▸ **Stored rows**:
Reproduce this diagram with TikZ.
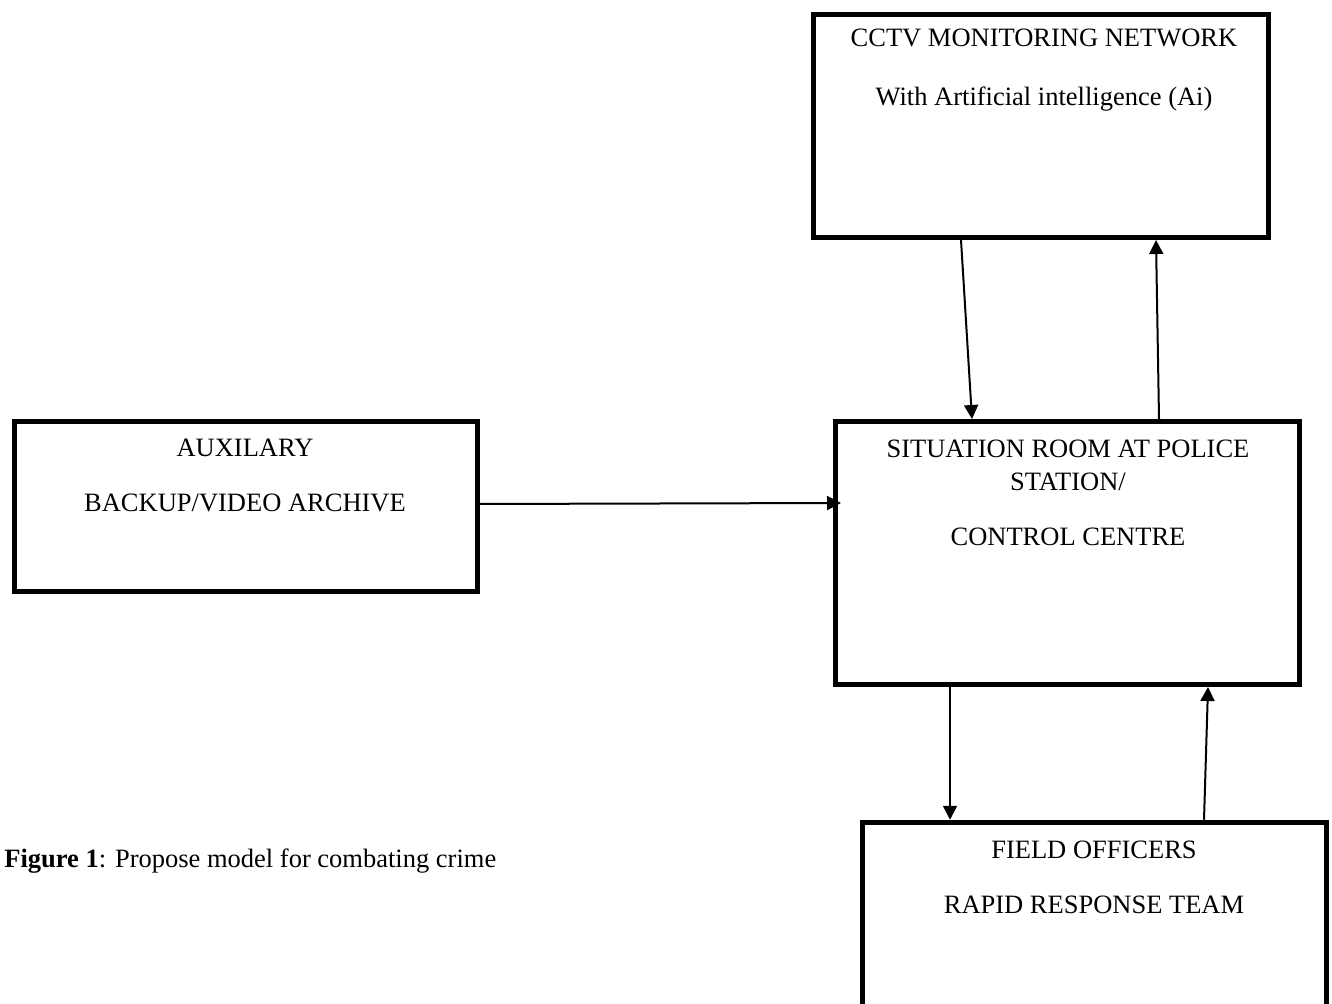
\documentclass[tikz,border=0pt]{standalone}
\usepackage{fontspec}
\setmainfont{Liberation Serif}
\usetikzlibrary{arrows.meta}

\tikzstyle{blockbox} = [draw=black, fill=white, line width=2.5pt,
    rectangle, inner sep=0pt]
\tikzstyle{boxtext} = [anchor=base, inner sep=0pt,
    font=\fontsize{13.25}{16.5}\selectfont]
\tikzstyle{flow} = [line width=1pt, -{Triangle[length=7pt,width=7pt]}]

\begin{document}
\begin{tikzpicture}[x=0.5pt, y=-0.5pt]
\useasboundingbox (0,0) rectangle (1332,1004);
%------------ Boxes ---------------------
\node [blockbox, minimum width=227.5pt, minimum height=111.5pt] (cctv) at (1041,126) {};
\node [blockbox, minimum width=231.5pt, minimum height=85pt] (aux) at (246,506.5) {};
\node [blockbox, minimum width=232pt, minimum height=131.5pt] (sit) at (1067.5,553) {};
\node [blockbox, minimum width=232pt, minimum height=94.75pt] (field) at (1094.5,917) {};
%------------ Box texts ---------------------
\node [boxtext] (cctvA) at (1044,47) {CCTV MONITORING NETWORK};
\node [boxtext] (cctvB) at (1044,106) {With Artificial intelligence (Ai)};
\node [boxtext] (auxA) at (245,457) {AUXILARY};
\node [boxtext] (auxB) at (245,512) {BACKUP/VIDEO ARCHIVE};
\node [boxtext] (sitA) at (1068,458) {SITUATION ROOM AT POLICE};
\node [boxtext] (sitB) at (1068,491) {STATION/};
\node [boxtext] (sitC) at (1068,546) {CONTROL CENTRE};
\node [boxtext] (fieldA) at (1094,858) {FIELD OFFICERS};
\node [boxtext] (fieldB) at (1094,913) {RAPID RESPONSE TEAM};
%------------ Connections ---------------------
\draw [flow] ([xshift=-40pt]cctv.south) -- ([xshift=-47.75pt]sit.north);
\draw [flow] ([xshift=45.75pt]sit.north) -- ([xshift=57.5pt]cctv.south);
\draw [flow] ([yshift=1.25pt]aux.east) -- ([xshift=4pt,yshift=25pt]sit.west);
\draw [flow] ([xshift=-58.75pt]sit.south) -- ([xshift=-72.25pt]field.north);
\draw [flow] ([xshift=54.75pt]field.north) -- ([xshift=70.25pt]sit.south);
%------------ Caption ---------------------
\node [boxtext, anchor=base west] (caption) at (4,867)
{\textbf{Figure 1}: Propose model for combating crime};
\end{tikzpicture}
\end{document}
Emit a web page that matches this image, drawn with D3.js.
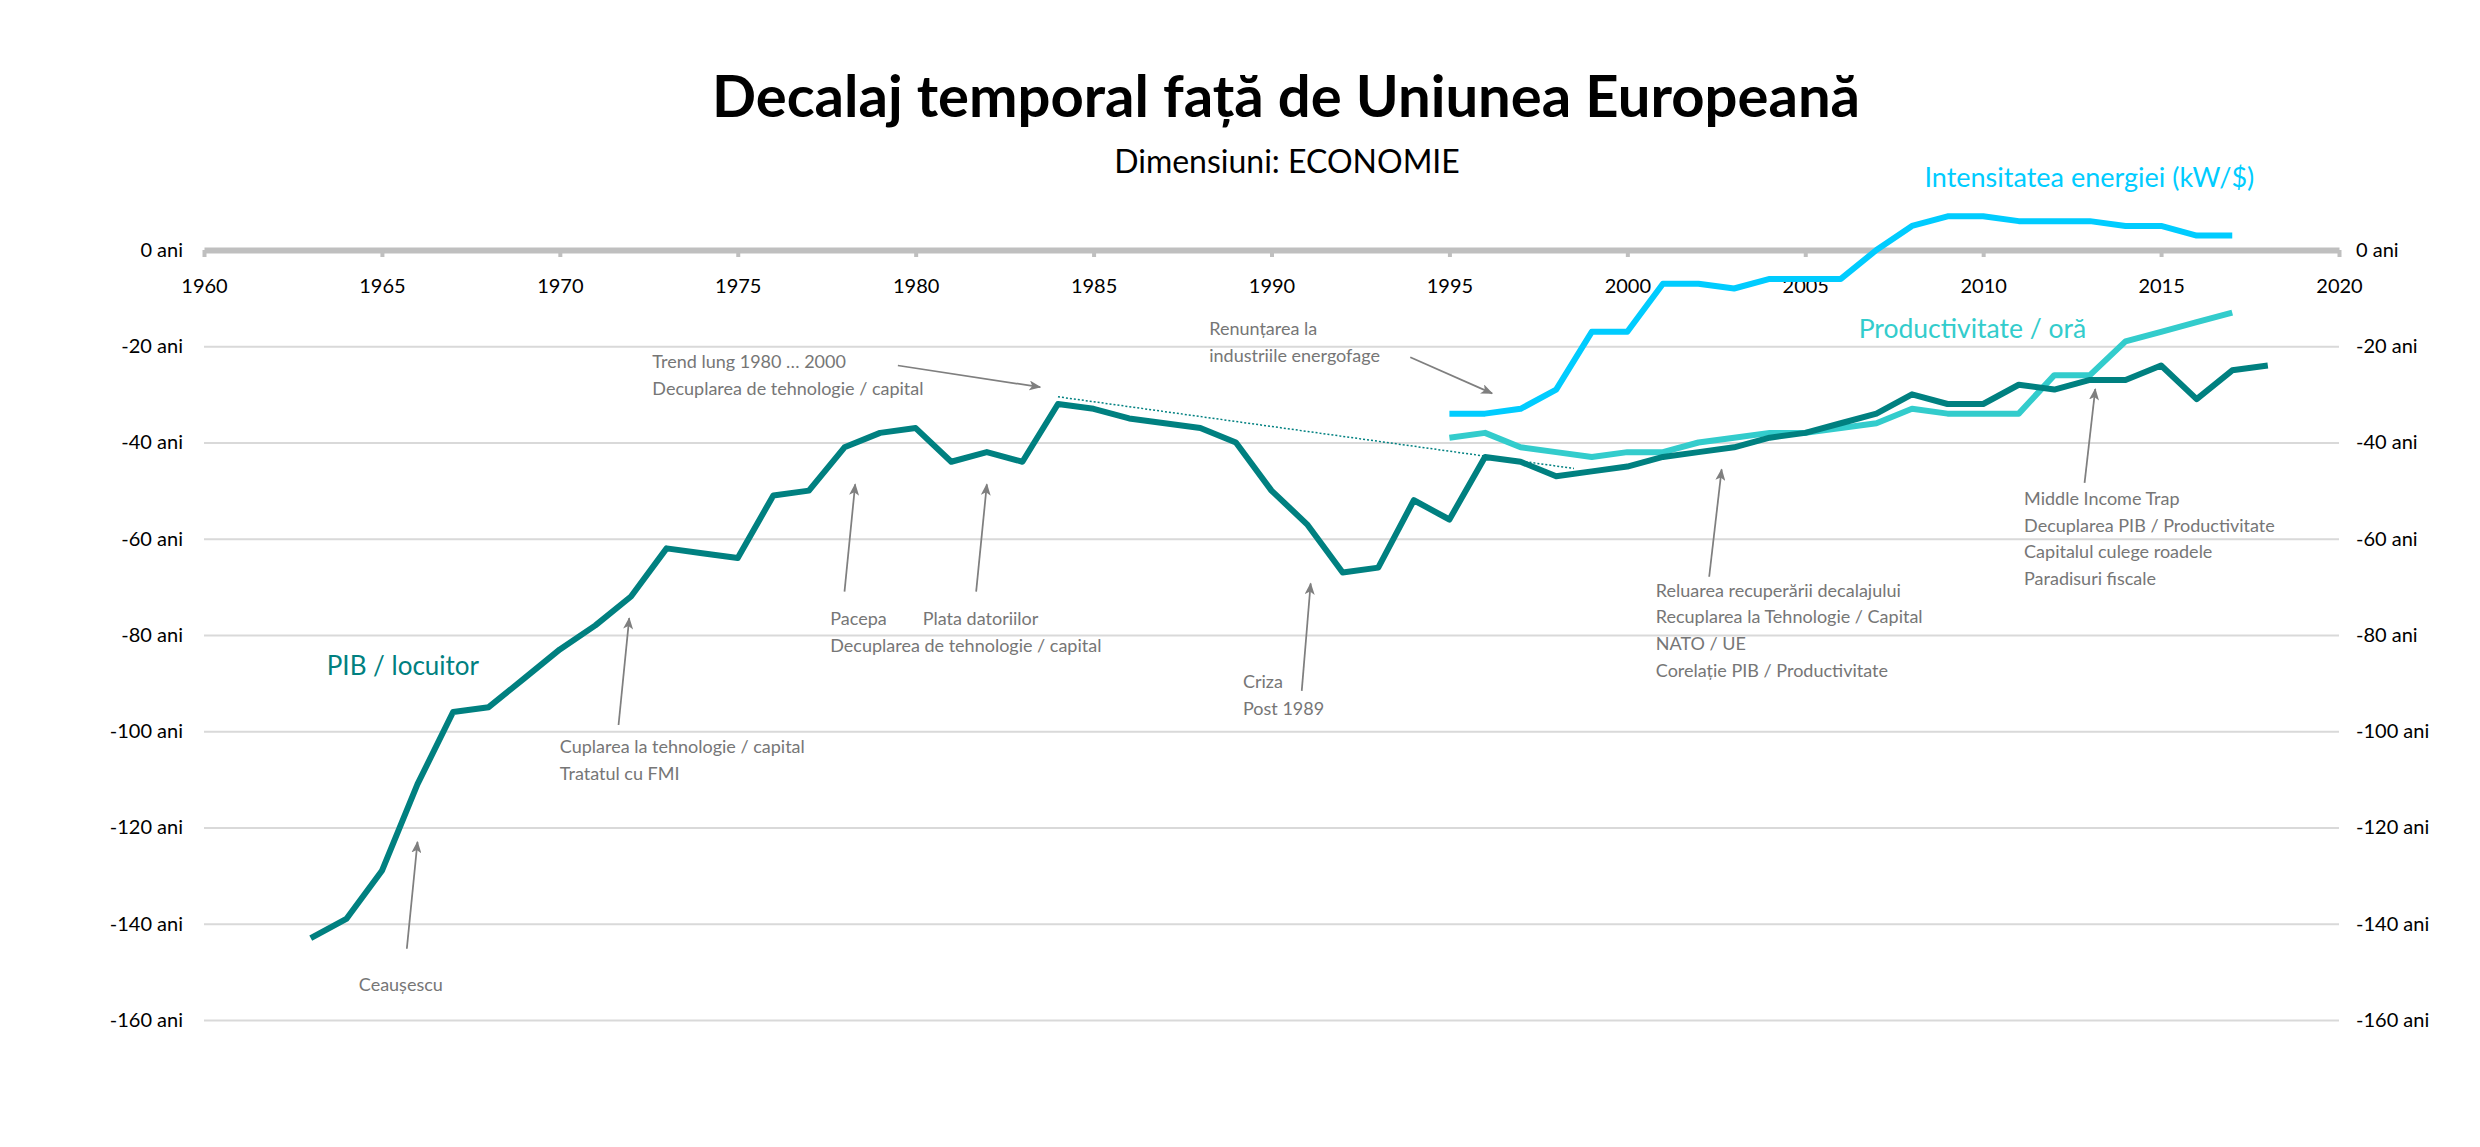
<!DOCTYPE html>
<html>
<head>
<meta charset="utf-8">
<script src="https://cdn.jsdelivr.net/npm/d3@7"></script>
<style>
  body { margin: 0; background: #fff; }
  text { font-family: Lato, "Open Sans", sans-serif; }
</style>
</head>
<body>
<div id="chart"></div>
<script>
// --- data (years behind the EU) ---
const pibYears = d3.range(1963, 2019);
const pibValues = [-143, -139, -129, -111, -96, -95, -89, -83, -78, -72,
  -62, -63, -64, -51, -50, -41, -38, -37, -44, -42,
  -44, -32, -33, -35, -36, -37, -40, -50, -57, -67,
  -66, -52, -56, -43, -44, -47, -46, -45, -43, -42,
  -41, -39, -38, -36, -34, -30, -32, -32, -28, -29,
  -27, -27, -24, -31, -25, -24];

const prodYears = d3.range(1995, 2018);
const prodValues = [-39, -38, -41, -42, -43, -42, -42, -40, -39, -38,
  -38, -37, -36, -33, -34, -34, -34, -26, -26, -19, -17, -15, -13];

const energyYears = d3.range(1995, 2018);
const energyValues = [-34, -34, -33, -29, -17, -17, -7, -7, -8, -6,
  -6, -6, 0, 5, 7, 7, 6, 6, 6, 5, 5, 3, 3];

// dotted long trend 1984 ... 1998
const trendYears = [1984, 1998.5];
const trendValues = [-30.5, -45.4];

const xTicks = [1960, 1965, 1970, 1975, 1980, 1985, 1990, 1995, 2000, 2005, 2010, 2015, 2020];
const yTicks = [0, -20, -40, -60, -80, -100, -120, -140, -160];

const title = "Decalaj temporal față de Uniunea Europeană";
const subtitle = "Dimensiuni: ECONOMIE";

// --- layout ---
const width = 2480;
const height = 1147;

const svg = d3.select("#chart")
  .append("svg")
    .attr("width", width)
    .attr("height", height);

svg.append("rect")
    .attr("width", width)
    .attr("height", height)
    .attr("fill", "#fff");

const x = d3.scaleLinear().domain([1960, 2020]).range([204, 2339]);
const y = d3.scaleLinear().domain([-160, 0]).range([1020, 250]);

// titles
svg.append("text")
    .attr("x", 1286).attr("y", 117)
    .attr("text-anchor", "middle")
    .attr("font-size", 58).attr("font-weight", 700)
    .attr("fill", "#000")
    .text(title);

svg.append("text")
    .attr("x", 1287).attr("y", 173)
    .attr("text-anchor", "middle")
    .attr("font-size", 32)
    .attr("fill", "#000")
    .text(subtitle);

// gridlines (not at 0, that is the axis)
svg.append("g")
    .attr("transform", `translate(${x(1960)},0)`)
    .call(d3.axisRight(y).tickValues(yTicks.filter(d => d !== 0))
      .tickSize(x(2020) - x(1960)).tickFormat(""))
    .call(g => g.select(".domain").remove())
    .call(g => g.selectAll("line").attr("stroke", "#d9d9d9").attr("stroke-width", 2));

// left and right value labels
const fmt = d => d + " ani";
svg.append("g")
    .attr("transform", `translate(${x(1960) - 18},0)`)
    .call(d3.axisLeft(y).tickValues(yTicks).tickSize(0).tickFormat(fmt))
    .call(g => g.select(".domain").remove())
    .call(g => g.selectAll("text").attr("font-size", 20).attr("fill", "#000")
      .attr("font-family", "Lato, sans-serif"));

svg.append("g")
    .attr("transform", `translate(${x(2020) + 14},0)`)
    .call(d3.axisRight(y).tickValues(yTicks).tickSize(0).tickFormat(fmt))
    .call(g => g.select(".domain").remove())
    .call(g => g.selectAll("text").attr("font-size", 20).attr("fill", "#000")
      .attr("font-family", "Lato, sans-serif"));

// year axis sitting on the 0 line
const xAxis = svg.append("g")
    .attr("transform", `translate(0,${y(0)})`)
    .call(d3.axisBottom(x).tickValues(xTicks).tickSize(7).tickSizeOuter(0)
      .tickFormat(d3.format("d")));
xAxis.select(".domain").attr("stroke", "#bfbfbf").attr("stroke-width", 6);
xAxis.selectAll(".tick line").attr("stroke", "#bfbfbf").attr("stroke-width", 4);
xAxis.selectAll(".tick text")
    .attr("y", 29)
    .attr("font-size", 20).attr("fill", "#000")
    .attr("font-family", "Lato, sans-serif");

// lines
const line = d3.line().x(d => x(d[0])).y(d => y(d[1]));
const zipSeries = (ys, vs) => ys.map((yr, i) => [yr, vs[i]]);

svg.append("path")
    .datum(zipSeries(trendYears, trendValues))
    .attr("d", line)
    .attr("fill", "none")
    .attr("stroke", "#008080")
    .attr("stroke-width", 1.5)
    .attr("stroke-dasharray", "2,2");

const series = [
  { name: "Productivitate / oră", years: prodYears, values: prodValues, color: "#33cccc",
    label: [2006.5, -18.3], size: 26.5 },
  { name: "Intensitatea energiei (kW/$)", years: energyYears, values: energyValues, color: "#00ccff",
    label: [2008.35, 13.1], size: 27 },
  { name: "PIB / locuitor", years: pibYears, values: pibValues, color: "#008080",
    label: [1963.45, -88.4], size: 26 }
];

series.forEach(s => {
  svg.append("path")
      .datum(zipSeries(s.years, s.values))
      .attr("d", line)
      .attr("fill", "none")
      .attr("stroke", s.color)
      .attr("stroke-width", 6)
      .attr("stroke-linejoin", "round");

  svg.append("text")
      .attr("x", x(s.label[0])).attr("y", y(s.label[1]))
      .attr("font-size", s.size)
      .attr("fill", s.color)
      .text(s.name);
});

// annotations with arrows
svg.append("defs").append("marker")
    .attr("id", "arrow")
    .attr("viewBox", "0 0 12 10")
    .attr("refX", 11).attr("refY", 5)
    .attr("markerWidth", 12).attr("markerHeight", 10)
    .attr("markerUnits", "userSpaceOnUse")
    .attr("orient", "auto")
  .append("path")
    .attr("d", "M0,0 L12,5 L0,10 L3,5 Z")
    .attr("fill", "#7f7f7f");

const notes = [
  { lines: ["Trend lung 1980 … 2000", "Decuplarea de tehnologie / capital"],
    at: [1972.6, -24.5], from: [1979.5, -24.0], to: [1983.5, -28.5] },
  { lines: ["Pacepa", "Decuplarea de tehnologie / capital"],
    at: [1977.6, -77.9], from: [1978.0, -71.0], to: [1978.3, -48.7] },
  { lines: ["Plata datoriilor"],
    at: [1980.2, -77.9], from: [1981.7, -71.0], to: [1982.0, -48.7] },
  { lines: ["Criza", "Post 1989"],
    at: [1989.2, -91.1], from: [1990.85, -91.6], to: [1991.1, -69.3] },
  { lines: ["Renunțarea la", "industriile energofage"],
    at: [1988.25, -17.7], from: [1993.9, -22.3], to: [1996.2, -29.8] },
  { lines: ["Ceaușescu"],
    at: [1964.35, -154.0], from: [1965.7, -145.2], to: [1966.0, -123.0] },
  { lines: ["Cuplarea la tehnologie / capital", "Tratatul cu FMI"],
    at: [1970.0, -104.5], from: [1971.65, -98.7], to: [1971.95, -76.5] },
  { lines: ["Reluarea recuperării decalajului", "Recuplarea la Tehnologie / Capital",
            "NATO / UE", "Corelație PIB / Productivitate"],
    at: [2000.8, -72.0], from: [2002.3, -67.9], to: [2002.65, -45.6] },
  { lines: ["Middle Income Trap", "Decuplarea PIB / Productivitate",
            "Capitalul culege roadele", "Paradisuri fiscale"],
    at: [2011.15, -53.0], from: [2012.85, -48.4], to: [2013.15, -28.9] }
];

notes.forEach(n => {
  svg.append("line")
      .attr("x1", x(n.from[0])).attr("y1", y(n.from[1]))
      .attr("x2", x(n.to[0])).attr("y2", y(n.to[1]))
      .attr("stroke", "#7f7f7f")
      .attr("stroke-width", 1.75)
      .attr("marker-end", "url(#arrow)");

  const t = svg.append("text")
      .attr("x", x(n.at[0])).attr("y", y(n.at[1]))
      .attr("font-size", 18)
      .attr("fill", "#767676");
  n.lines.forEach((l, i) => {
    t.append("tspan")
        .attr("x", x(n.at[0]))
        .attr("dy", i === 0 ? 0 : 26.7)
        .text(l);
  });
});
</script>
</body>
</html>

▸ **What to work on**:
Go up to the line with "Emit a web page" and retype exactly from there through the line with "const trendValues = [-30.5, -45.4];". Leave out pictures.

▸ **Output for this task**:
Emit a web page that matches this image, drawn with D3.js.
<!DOCTYPE html>
<html>
<head>
<meta charset="utf-8">
<script src="https://cdn.jsdelivr.net/npm/d3@7"></script>
<style>
  body { margin: 0; background: #fff; }
  text { font-family: Lato, "Open Sans", sans-serif; }
</style>
</head>
<body>
<div id="chart"></div>
<script>
// --- data (years behind the EU) ---
const pibYears = d3.range(1963, 2019);
const pibValues = [-143, -139, -129, -111, -96, -95, -89, -83, -78, -72,
  -62, -63, -64, -51, -50, -41, -38, -37, -44, -42,
  -44, -32, -33, -35, -36, -37, -40, -50, -57, -67,
  -66, -52, -56, -43, -44, -47, -46, -45, -43, -42,
  -41, -39, -38, -36, -34, -30, -32, -32, -28, -29,
  -27, -27, -24, -31, -25, -24];

const prodYears = d3.range(1995, 2018);
const prodValues = [-39, -38, -41, -42, -43, -42, -42, -40, -39, -38,
  -38, -37, -36, -33, -34, -34, -34, -26, -26, -19, -17, -15, -13];

const energyYears = d3.range(1995, 2018);
const energyValues = [-34, -34, -33, -29, -17, -17, -7, -7, -8, -6,
  -6, -6, 0, 5, 7, 7, 6, 6, 6, 5, 5, 3, 3];

// dotted long trend 1984 ... 1998
const trendYears = [1984, 1998.5];
const trendValues = [-30.5, -45.4];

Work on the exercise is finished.